METHODS: We conducted 2 systematic reviews of primary research, 1 on the effect of CSHs on breast cancer risk, prognosis and mortality, and the other on the benefits and harms of breast screening, and a third systematic review of guidelines on existing screening recommendations for trans people. We searched PubMed, MEDLINE, Embase, CINAHL, the Cochrane Database of Systematic Reviews and grey literature sources for primary research, guidelines and position statements published in English between 1997 and 2017. Citations were screened by 2 independent reviewers. One reviewer extracted data and assessed methodological quality of included articles; a second reviewer verified these in full. The results were synthesized narratively.

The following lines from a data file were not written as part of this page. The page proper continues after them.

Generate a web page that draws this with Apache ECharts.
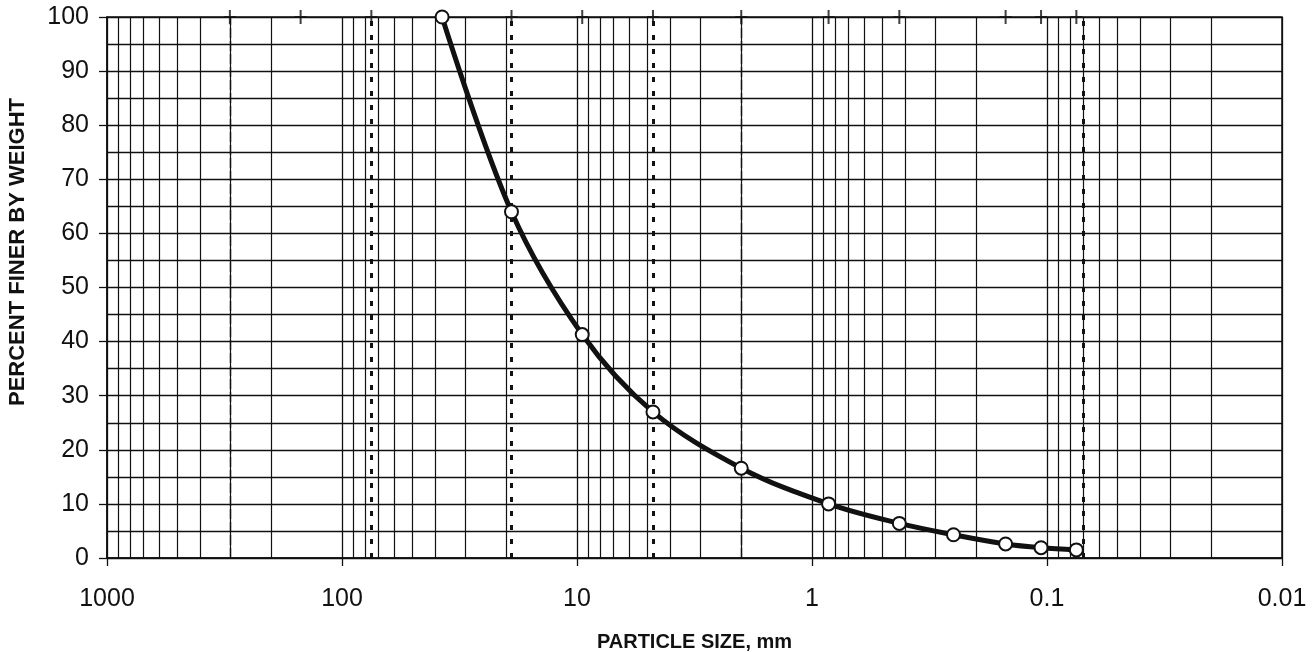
<!DOCTYPE html>
<html>
<head>
<meta charset="utf-8">
<title>Grain size distribution</title>
<script src="https://cdn.jsdelivr.net/npm/echarts@6/dist/echarts.min.js"></script>
<style>
	html, body { margin: 0; padding: 0; background: #fff; }
	#chart { width: 1316px; height: 652px; }
</style>
</head>
<body>
<div id="chart"></div>
<script>
	// sieve analysis
	var sizes = [37.5, 19, 9.5, 4.75, 2, 0.85, 0.425, 0.25, 0.15, 0.106, 0.075];
	var percentFiner = [100, 64, 41.3, 27, 16.6, 10, 6.4, 4.3, 2.6, 1.9, 1.5];

	// standard sieve marks along the top edge
	var sieveMarks = [300, 150, 75, 19, 9.5, 4.75, 2, 0.85, 0.425, 0.15, 0.106, 0.075];
	var dottedLines = [75, 19, 4.75, 0.075];
	var dashedLines = [300, 2];

	var xTickValues = [1000, 100, 10, 1, 0.1, 0.01];
	var xTickLabels = ['1000', '100', '10', '1', '0.1', '0.01'];
	var decades = [0.01, 0.1, 1, 10, 100];
	var minorSteps = [2, 3, 4, 5, 6, 7, 8, 9];

	var ink = '#111';
	var font = '"Liberation Sans", Arial, sans-serif';

	var minorLines = [];
	decades.forEach(function (d) {
		minorSteps.forEach(function (m) {
			minorLines.push(+(d * m).toPrecision(3));
		});
	});

	function vLines(list, style) {
		return {
			type: 'line',
			data: [],
			silent: true,
			markLine: {
				silent: true,
				animation: false,
				symbol: ['none', 'none'],
				label: { show: false },
				lineStyle: style,
				data: list.map(function (v) { return { xAxis: v }; })
			}
		};
	}

	var chart = echarts.init(document.getElementById('chart'));
	var option = {
		animation: false,
		backgroundColor: '#fff',
		textStyle: { fontFamily: font, color: ink },
		grid: {
			left: 107, right: 34, top: 17, bottom: 94,
			containLabel: false,
			outerBoundsMode: 'none',
			show: true,
			borderColor: ink,
			borderWidth: 1.5
		},
		graphic: [{
			type: 'text',
			x: 18,
			y: 252,
			rotation: Math.PI / 2,
			style: {
				text: 'PERCENT FINER BY WEIGHT',
				fontFamily: font,
				fontWeight: 'bold',
				fontSize: 22,
				fill: ink,
				align: 'center',
				verticalAlign: 'middle'
			}
		}],
		xAxis: {
			type: 'log',
			logBase: 10,
			min: 0.01,
			max: 1000,
			inverse: true,
			name: 'PARTICLE SIZE, mm',
			nameLocation: 'middle',
			nameGap: 74,
			nameTextStyle: { fontFamily: font, fontWeight: 'bold', fontSize: 20, color: ink },
			axisLine: { show: true, lineStyle: { color: ink, width: 1.5 } },
			axisTick: { show: true, inside: false, length: 8, lineStyle: { color: ink, width: 1.3 } },
			axisLabel: {
				margin: 29,
				fontSize: 25,
				color: ink,
				fontFamily: font,
				formatter: function (v) {
					for (var i = 0; i < xTickValues.length; i++) {
						if (Math.abs(Math.log10(v) - Math.log10(xTickValues[i])) < 1e-6) return xTickLabels[i];
					}
					return '';
				}
			},
			splitLine: { show: true, lineStyle: { color: ink, width: 1.3 } },
			minorTick: { show: false },
			minorSplitLine: { show: false }
		},
		yAxis: {
			type: 'value',
			min: 0,
			max: 100,
			interval: 10,
			axisLine: { show: true, lineStyle: { color: ink, width: 1.5 } },
			axisTick: { show: true, inside: false, length: 8, lineStyle: { color: ink, width: 1.3 } },
			axisLabel: { margin: 18, fontSize: 25, color: ink, fontFamily: font },
			splitLine: { show: true, lineStyle: { color: ink, width: 1.3 } },
			minorTick: { show: false, splitNumber: 2 },
			minorSplitLine: { show: true, lineStyle: { color: ink, width: 1.3 } }
		},
		series: [
			vLines(minorLines, { color: ink, width: 1.2, type: 'solid' }),
			vLines(dashedLines, { color: ink, width: 1.4, type: [10, 3] }),
			vLines(dottedLines, { color: ink, width: 3, type: [5, 9] }),
			{
				type: 'scatter',
				silent: true,
				symbol: 'path://M5,0 h2 v6 h5 v2 h-5 v6 h-2 v-6 h-5 v-2 h5 z',
				symbolSize: [12, 14],
				itemStyle: { color: ink },
				data: sieveMarks.map(function (s) { return [s, 100]; }),
				z: 4
			},
			{
				type: 'line',
				smooth: 0.35,
				symbol: 'circle',
				symbolSize: 13,
				showSymbol: true,
				lineStyle: { color: ink, width: 5 },
				itemStyle: { color: '#fff', borderColor: ink, borderWidth: 2 },
				data: sizes.map(function (s, i) { return [s, percentFiner[i]]; }),
				z: 5
			}
		]
	};
	chart.setOption(option);
</script>
</body>
</html>
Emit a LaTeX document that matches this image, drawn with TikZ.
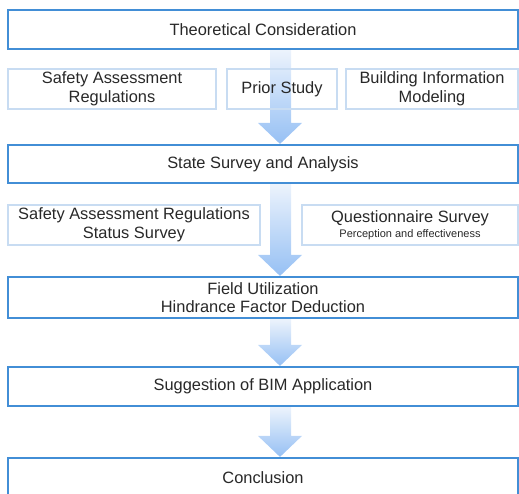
\documentclass[tikz,border=0pt]{standalone}
\usepackage{fontspec}
\setmainfont{Liberation Sans}
\usetikzlibrary{backgrounds,calc}
\definecolor{mainblue}{RGB}{66,142,214}
\definecolor{mainblueL}{RGB}{150,195,238}
\definecolor{subblue}{RGB}{200,220,242}
\definecolor{txt}{RGB}{40,40,40}
\definecolor{arrTop}{RGB}{236,243,252}
\definecolor{arrBot}{RGB}{150,192,244}
\tikzset{
  mainbox/.style={draw=mainblue, line width=2.2pt, fill=white, minimum width=510pt, inner sep=0pt, align=center, text=txt, font=\fontsize{16.4}{18.5}\selectfont},
  subbox/.style={draw=subblue, line width=1.6pt, inner sep=0pt, minimum height=40pt, align=center, text=txt, font=\fontsize{16.4}{18.5}\selectfont},
  blockarrow/.style={top color=arrTop, bottom color=arrBot, draw=none}
}
\newcommand\flowarrow[2]{%
  \shade[blockarrow] let \p1=(#1.south), \p2=(#2.north) in
    (\x1+7pt,\y1) -- (\x1+28pt,\y1) -- (\x1+28pt,\y2+21pt) -- (\x1+39pt,\y2+21pt)
    -- (\x1+17pt,\y2) -- (\x1-5pt,\y2+21pt) -- (\x1+7pt,\y2+21pt) -- cycle;}
\begin{document}
\begin{tikzpicture}[x=1pt,y=-1pt]
\useasboundingbox (0,0) rectangle (519,493);
\clip (0,0) rectangle (519,493);
\node[mainbox, minimum height=39pt] (b1) at (263,29.5) {Theoretical Consideration};
\node[subbox, minimum width=208pt] (sa) at (112,89) {Safety Assessment\\Regulations};
\node[subbox, minimum width=110pt] (sb) at (282,89) {Prior Study};
\node[subbox, minimum width=172pt] (sc) at (432,89) {Building Information\\Modeling};
\node[mainbox, minimum height=38pt] (b2) at (263,164) {State Survey and Analysis};
\node[subbox, minimum width=252pt] (sd) at (134,225) {Safety Assessment Regulations\\Status Survey};
\node[subbox, minimum width=216pt] (se) at (410,225) {Questionnaire Survey\\[-3pt]{\fontsize{11}{12}\selectfont Perception and effectiveness}};
\node[mainbox, minimum height=41pt] (b3) at (263,297.5) {Field Utilization\\Hindrance Factor Deduction};
\node[mainbox, minimum height=39pt] (b4) at (263,386.5) {Suggestion of BIM Application};
\node[mainbox, minimum height=39pt] (b5) at (263,477.5) {Conclusion};
\begin{pgfonlayer}{background}
\flowarrow{b1}{b2}
\flowarrow{b2}{b3}
\flowarrow{b3}{b4}
\flowarrow{b4}{b5}
\end{pgfonlayer}
\end{tikzpicture}
\end{document}
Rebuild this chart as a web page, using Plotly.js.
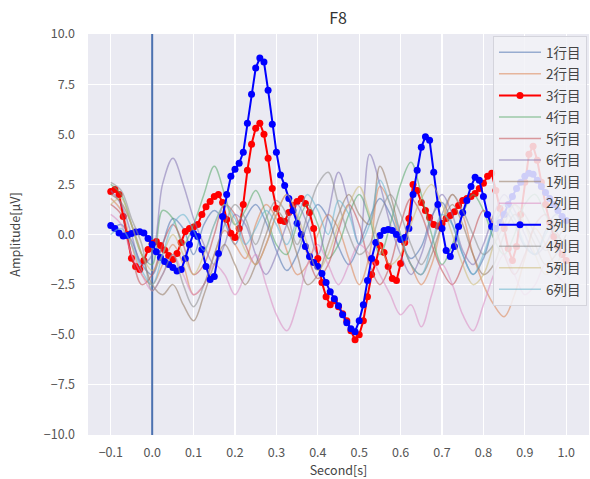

RESULTS: Four observational studies, 6 guidelines and 5 position statements were included. Observational evidence of very low certainty did not show an effect of CSHs on breast cancer risk in trans men or trans women. Among trans women, painfulness of mammography and ultrasonography was low. There was no evidence on the effect of CSHs on breast cancer prognosis and mortality, or on benefits and other harms of screening. Existing clinical practice documents recommended screening for distinct trans subpopulations; however, recommendations varied.

INTERPRETATION: The limited evidence does not show an effect of CSHs on breast cancer risk. Although there is insufficient evidence to determine the potential benefits and harms of breast screening, existing clinical practice documents generally recommend screening for trans people; further large-scale prospective comparative research is needed.